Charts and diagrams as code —
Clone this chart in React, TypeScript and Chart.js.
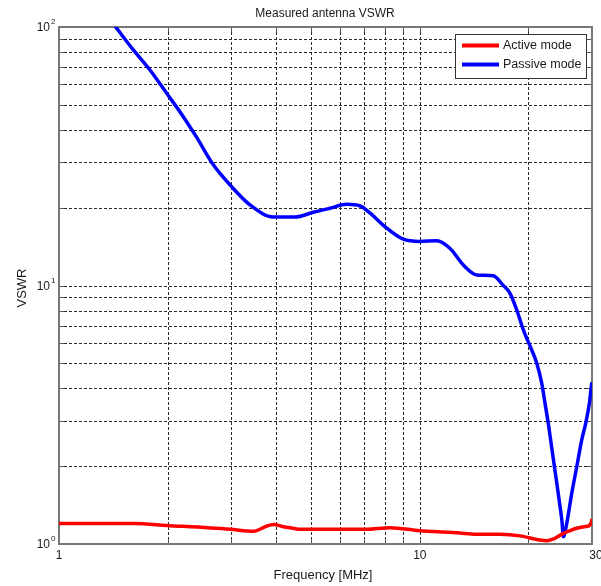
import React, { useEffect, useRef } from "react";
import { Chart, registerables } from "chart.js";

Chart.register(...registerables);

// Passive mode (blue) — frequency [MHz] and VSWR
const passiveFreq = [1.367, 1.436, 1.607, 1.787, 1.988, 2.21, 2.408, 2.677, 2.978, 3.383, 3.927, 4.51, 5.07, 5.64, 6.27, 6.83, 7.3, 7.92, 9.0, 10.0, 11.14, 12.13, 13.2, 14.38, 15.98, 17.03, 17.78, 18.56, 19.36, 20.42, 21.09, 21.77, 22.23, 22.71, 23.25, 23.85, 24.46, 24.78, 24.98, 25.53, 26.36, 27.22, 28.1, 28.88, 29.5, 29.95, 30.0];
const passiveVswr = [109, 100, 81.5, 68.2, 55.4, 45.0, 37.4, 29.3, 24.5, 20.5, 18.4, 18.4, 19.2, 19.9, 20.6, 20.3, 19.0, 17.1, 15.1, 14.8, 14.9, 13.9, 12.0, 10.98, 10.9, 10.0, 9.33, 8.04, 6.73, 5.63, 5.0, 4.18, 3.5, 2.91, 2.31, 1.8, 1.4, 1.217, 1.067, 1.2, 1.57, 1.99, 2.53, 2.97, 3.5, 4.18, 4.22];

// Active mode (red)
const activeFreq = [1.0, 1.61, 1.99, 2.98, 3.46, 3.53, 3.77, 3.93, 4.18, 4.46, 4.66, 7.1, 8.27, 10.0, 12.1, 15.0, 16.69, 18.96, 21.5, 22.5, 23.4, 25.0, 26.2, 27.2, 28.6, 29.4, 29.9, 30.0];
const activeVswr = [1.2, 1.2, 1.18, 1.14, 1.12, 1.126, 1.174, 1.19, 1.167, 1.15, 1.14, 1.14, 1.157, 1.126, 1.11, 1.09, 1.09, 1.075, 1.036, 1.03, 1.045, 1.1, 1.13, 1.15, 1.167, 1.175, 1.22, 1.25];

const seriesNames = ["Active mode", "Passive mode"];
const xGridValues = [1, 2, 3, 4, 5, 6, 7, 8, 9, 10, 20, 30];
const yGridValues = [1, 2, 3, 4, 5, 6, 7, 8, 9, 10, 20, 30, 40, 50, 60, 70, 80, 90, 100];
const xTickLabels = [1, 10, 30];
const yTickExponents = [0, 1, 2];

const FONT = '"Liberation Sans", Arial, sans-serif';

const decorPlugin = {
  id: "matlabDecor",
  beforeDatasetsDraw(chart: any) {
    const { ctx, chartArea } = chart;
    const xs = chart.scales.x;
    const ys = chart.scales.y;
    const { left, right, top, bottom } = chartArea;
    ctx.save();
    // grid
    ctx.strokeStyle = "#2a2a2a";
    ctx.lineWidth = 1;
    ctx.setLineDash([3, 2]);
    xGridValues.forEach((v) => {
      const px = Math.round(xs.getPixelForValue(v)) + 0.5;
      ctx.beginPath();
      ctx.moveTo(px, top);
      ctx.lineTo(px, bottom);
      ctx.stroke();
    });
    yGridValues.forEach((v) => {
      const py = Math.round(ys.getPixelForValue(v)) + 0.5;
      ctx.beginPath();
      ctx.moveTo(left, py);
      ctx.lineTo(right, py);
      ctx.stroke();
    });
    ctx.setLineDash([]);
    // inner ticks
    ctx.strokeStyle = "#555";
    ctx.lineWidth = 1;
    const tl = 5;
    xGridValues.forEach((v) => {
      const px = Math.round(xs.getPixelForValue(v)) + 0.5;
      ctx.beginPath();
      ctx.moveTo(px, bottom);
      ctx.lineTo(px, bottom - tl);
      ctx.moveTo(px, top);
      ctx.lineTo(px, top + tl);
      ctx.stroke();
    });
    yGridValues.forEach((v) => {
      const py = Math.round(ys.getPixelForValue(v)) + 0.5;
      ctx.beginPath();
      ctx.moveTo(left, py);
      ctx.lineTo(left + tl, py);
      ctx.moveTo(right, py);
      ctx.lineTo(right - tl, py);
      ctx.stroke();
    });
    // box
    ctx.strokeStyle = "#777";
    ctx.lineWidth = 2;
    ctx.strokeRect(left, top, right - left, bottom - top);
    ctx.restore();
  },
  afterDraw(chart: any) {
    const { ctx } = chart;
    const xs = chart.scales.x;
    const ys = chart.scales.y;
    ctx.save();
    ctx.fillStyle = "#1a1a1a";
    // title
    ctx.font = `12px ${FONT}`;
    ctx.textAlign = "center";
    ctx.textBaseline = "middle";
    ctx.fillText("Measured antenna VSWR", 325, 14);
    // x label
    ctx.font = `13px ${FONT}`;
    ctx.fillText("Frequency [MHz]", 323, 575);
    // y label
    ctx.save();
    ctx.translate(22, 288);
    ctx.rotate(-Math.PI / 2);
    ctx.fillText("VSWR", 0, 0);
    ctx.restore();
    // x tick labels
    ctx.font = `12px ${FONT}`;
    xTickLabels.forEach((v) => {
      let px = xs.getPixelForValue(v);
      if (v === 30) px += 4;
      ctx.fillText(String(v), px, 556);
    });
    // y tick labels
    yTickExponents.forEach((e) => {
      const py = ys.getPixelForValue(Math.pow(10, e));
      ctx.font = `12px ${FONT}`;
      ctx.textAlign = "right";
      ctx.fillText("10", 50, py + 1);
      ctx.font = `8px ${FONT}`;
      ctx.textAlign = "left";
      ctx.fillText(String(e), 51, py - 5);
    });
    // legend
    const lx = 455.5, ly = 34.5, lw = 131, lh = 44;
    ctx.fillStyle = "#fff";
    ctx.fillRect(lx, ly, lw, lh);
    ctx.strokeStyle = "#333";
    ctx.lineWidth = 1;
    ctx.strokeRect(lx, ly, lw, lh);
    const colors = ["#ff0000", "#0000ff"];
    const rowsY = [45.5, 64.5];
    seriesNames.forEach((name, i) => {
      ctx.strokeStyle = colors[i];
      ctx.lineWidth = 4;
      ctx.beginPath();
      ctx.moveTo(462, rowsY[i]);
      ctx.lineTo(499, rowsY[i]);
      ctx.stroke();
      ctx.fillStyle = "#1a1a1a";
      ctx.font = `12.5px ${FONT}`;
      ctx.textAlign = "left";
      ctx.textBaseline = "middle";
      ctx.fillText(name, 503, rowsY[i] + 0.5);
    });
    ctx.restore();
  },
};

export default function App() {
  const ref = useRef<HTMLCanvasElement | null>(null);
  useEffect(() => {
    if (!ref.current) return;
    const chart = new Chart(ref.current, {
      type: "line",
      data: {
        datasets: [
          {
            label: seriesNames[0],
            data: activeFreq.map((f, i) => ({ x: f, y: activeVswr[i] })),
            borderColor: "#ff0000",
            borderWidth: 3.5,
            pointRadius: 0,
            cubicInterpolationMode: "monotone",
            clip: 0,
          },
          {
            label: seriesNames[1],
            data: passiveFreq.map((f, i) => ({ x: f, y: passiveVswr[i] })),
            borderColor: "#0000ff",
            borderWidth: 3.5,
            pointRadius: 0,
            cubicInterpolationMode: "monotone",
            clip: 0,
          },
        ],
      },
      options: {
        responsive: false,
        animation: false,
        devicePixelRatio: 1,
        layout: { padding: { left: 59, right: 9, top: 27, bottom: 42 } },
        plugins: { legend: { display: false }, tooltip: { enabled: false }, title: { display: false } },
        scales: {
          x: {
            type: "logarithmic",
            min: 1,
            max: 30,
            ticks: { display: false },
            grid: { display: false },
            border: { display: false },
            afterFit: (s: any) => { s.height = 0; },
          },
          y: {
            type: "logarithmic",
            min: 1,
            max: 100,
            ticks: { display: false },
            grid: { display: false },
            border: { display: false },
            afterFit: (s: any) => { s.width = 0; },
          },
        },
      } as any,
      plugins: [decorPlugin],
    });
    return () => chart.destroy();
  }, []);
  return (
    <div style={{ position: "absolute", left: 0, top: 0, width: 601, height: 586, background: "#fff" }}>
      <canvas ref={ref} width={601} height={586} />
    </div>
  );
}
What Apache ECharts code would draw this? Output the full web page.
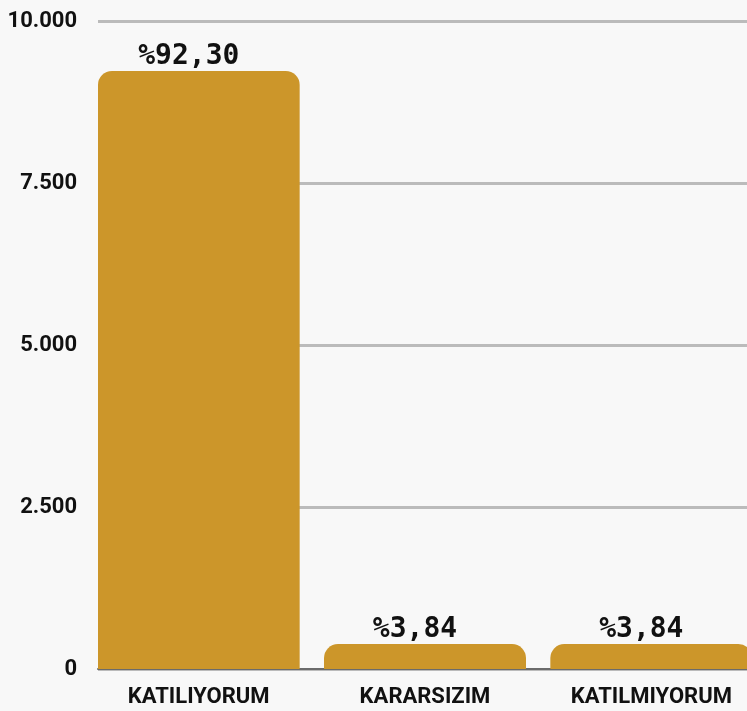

WHAT YOU NEED TO DO — From the first line of the listing above, repeat every line through the one holding "1.175, 1.22, 1.25];". Both ends count, and pictures stay out.

ANSWER BELOW —
Clone this chart in React, TypeScript and Chart.js.
import React, { useEffect, useRef } from "react";
import { Chart, registerables } from "chart.js";

Chart.register(...registerables);

// Passive mode (blue) — frequency [MHz] and VSWR
const passiveFreq = [1.367, 1.436, 1.607, 1.787, 1.988, 2.21, 2.408, 2.677, 2.978, 3.383, 3.927, 4.51, 5.07, 5.64, 6.27, 6.83, 7.3, 7.92, 9.0, 10.0, 11.14, 12.13, 13.2, 14.38, 15.98, 17.03, 17.78, 18.56, 19.36, 20.42, 21.09, 21.77, 22.23, 22.71, 23.25, 23.85, 24.46, 24.78, 24.98, 25.53, 26.36, 27.22, 28.1, 28.88, 29.5, 29.95, 30.0];
const passiveVswr = [109, 100, 81.5, 68.2, 55.4, 45.0, 37.4, 29.3, 24.5, 20.5, 18.4, 18.4, 19.2, 19.9, 20.6, 20.3, 19.0, 17.1, 15.1, 14.8, 14.9, 13.9, 12.0, 10.98, 10.9, 10.0, 9.33, 8.04, 6.73, 5.63, 5.0, 4.18, 3.5, 2.91, 2.31, 1.8, 1.4, 1.217, 1.067, 1.2, 1.57, 1.99, 2.53, 2.97, 3.5, 4.18, 4.22];

// Active mode (red)
const activeFreq = [1.0, 1.61, 1.99, 2.98, 3.46, 3.53, 3.77, 3.93, 4.18, 4.46, 4.66, 7.1, 8.27, 10.0, 12.1, 15.0, 16.69, 18.96, 21.5, 22.5, 23.4, 25.0, 26.2, 27.2, 28.6, 29.4, 29.9, 30.0];
const activeVswr = [1.2, 1.2, 1.18, 1.14, 1.12, 1.126, 1.174, 1.19, 1.167, 1.15, 1.14, 1.14, 1.157, 1.126, 1.11, 1.09, 1.09, 1.075, 1.036, 1.03, 1.045, 1.1, 1.13, 1.15, 1.167, 1.175, 1.22, 1.25];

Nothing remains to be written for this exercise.